> [Set problem]
Set the lines down again exactly, first line through the line that contains "const py = y => (H - M.b - y) / plotH;", with no pictures.

> [Data shown]
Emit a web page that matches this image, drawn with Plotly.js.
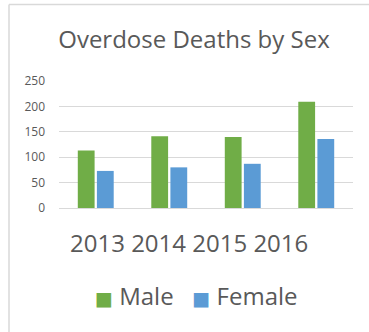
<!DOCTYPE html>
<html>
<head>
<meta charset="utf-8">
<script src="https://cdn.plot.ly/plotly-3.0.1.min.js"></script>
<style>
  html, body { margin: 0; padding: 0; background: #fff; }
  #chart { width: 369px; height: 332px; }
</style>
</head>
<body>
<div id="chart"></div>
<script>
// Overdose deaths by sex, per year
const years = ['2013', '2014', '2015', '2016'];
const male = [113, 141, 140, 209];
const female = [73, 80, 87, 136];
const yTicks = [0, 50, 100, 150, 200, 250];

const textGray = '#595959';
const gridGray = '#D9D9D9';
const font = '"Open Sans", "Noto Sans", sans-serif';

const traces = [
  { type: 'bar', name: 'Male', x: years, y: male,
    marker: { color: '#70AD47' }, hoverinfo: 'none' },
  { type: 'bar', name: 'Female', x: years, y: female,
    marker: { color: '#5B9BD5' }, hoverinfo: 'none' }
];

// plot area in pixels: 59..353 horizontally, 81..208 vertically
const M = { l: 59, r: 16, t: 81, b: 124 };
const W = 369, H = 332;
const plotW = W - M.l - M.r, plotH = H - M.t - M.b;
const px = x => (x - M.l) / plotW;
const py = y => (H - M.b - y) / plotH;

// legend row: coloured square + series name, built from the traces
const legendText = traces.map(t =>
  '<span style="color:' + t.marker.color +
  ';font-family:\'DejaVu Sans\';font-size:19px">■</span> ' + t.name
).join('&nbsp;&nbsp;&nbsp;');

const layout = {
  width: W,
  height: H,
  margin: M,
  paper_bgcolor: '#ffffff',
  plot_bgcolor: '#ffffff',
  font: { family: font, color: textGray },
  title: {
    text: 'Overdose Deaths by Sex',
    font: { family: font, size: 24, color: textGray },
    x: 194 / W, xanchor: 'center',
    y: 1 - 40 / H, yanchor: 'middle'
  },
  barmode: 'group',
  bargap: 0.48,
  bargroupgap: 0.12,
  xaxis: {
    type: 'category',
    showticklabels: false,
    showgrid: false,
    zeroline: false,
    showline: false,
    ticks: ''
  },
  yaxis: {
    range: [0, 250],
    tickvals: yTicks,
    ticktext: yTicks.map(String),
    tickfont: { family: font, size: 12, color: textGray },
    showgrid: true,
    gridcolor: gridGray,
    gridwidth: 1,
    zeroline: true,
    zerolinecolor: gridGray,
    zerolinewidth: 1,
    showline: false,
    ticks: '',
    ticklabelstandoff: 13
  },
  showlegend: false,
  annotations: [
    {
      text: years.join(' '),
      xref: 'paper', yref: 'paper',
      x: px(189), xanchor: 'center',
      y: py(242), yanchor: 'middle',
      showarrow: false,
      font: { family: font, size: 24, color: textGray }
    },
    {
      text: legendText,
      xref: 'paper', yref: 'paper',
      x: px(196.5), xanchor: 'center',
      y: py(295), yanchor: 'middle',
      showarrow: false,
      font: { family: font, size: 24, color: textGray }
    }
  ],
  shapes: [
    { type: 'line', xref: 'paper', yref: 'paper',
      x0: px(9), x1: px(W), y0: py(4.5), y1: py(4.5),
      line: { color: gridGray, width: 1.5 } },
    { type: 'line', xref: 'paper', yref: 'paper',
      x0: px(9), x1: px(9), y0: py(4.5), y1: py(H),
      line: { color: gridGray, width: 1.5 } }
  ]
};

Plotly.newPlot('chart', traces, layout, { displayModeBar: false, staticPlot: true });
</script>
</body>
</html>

> [Response]
Emit a web page that matches this image, drawn with Plotly.js.
<!DOCTYPE html>
<html>
<head>
<meta charset="utf-8">
<script src="https://cdn.plot.ly/plotly-3.0.1.min.js"></script>
<style>
  html, body { margin: 0; padding: 0; background: #fff; }
  #chart { width: 369px; height: 332px; }
</style>
</head>
<body>
<div id="chart"></div>
<script>
// Overdose deaths by sex, per year
const years = ['2013', '2014', '2015', '2016'];
const male = [113, 141, 140, 209];
const female = [73, 80, 87, 136];
const yTicks = [0, 50, 100, 150, 200, 250];

const textGray = '#595959';
const gridGray = '#D9D9D9';
const font = '"Open Sans", "Noto Sans", sans-serif';

const traces = [
  { type: 'bar', name: 'Male', x: years, y: male,
    marker: { color: '#70AD47' }, hoverinfo: 'none' },
  { type: 'bar', name: 'Female', x: years, y: female,
    marker: { color: '#5B9BD5' }, hoverinfo: 'none' }
];

// plot area in pixels: 59..353 horizontally, 81..208 vertically
const M = { l: 59, r: 16, t: 81, b: 124 };
const W = 369, H = 332;
const plotW = W - M.l - M.r, plotH = H - M.t - M.b;
const px = x => (x - M.l) / plotW;
const py = y => (H - M.b - y) / plotH;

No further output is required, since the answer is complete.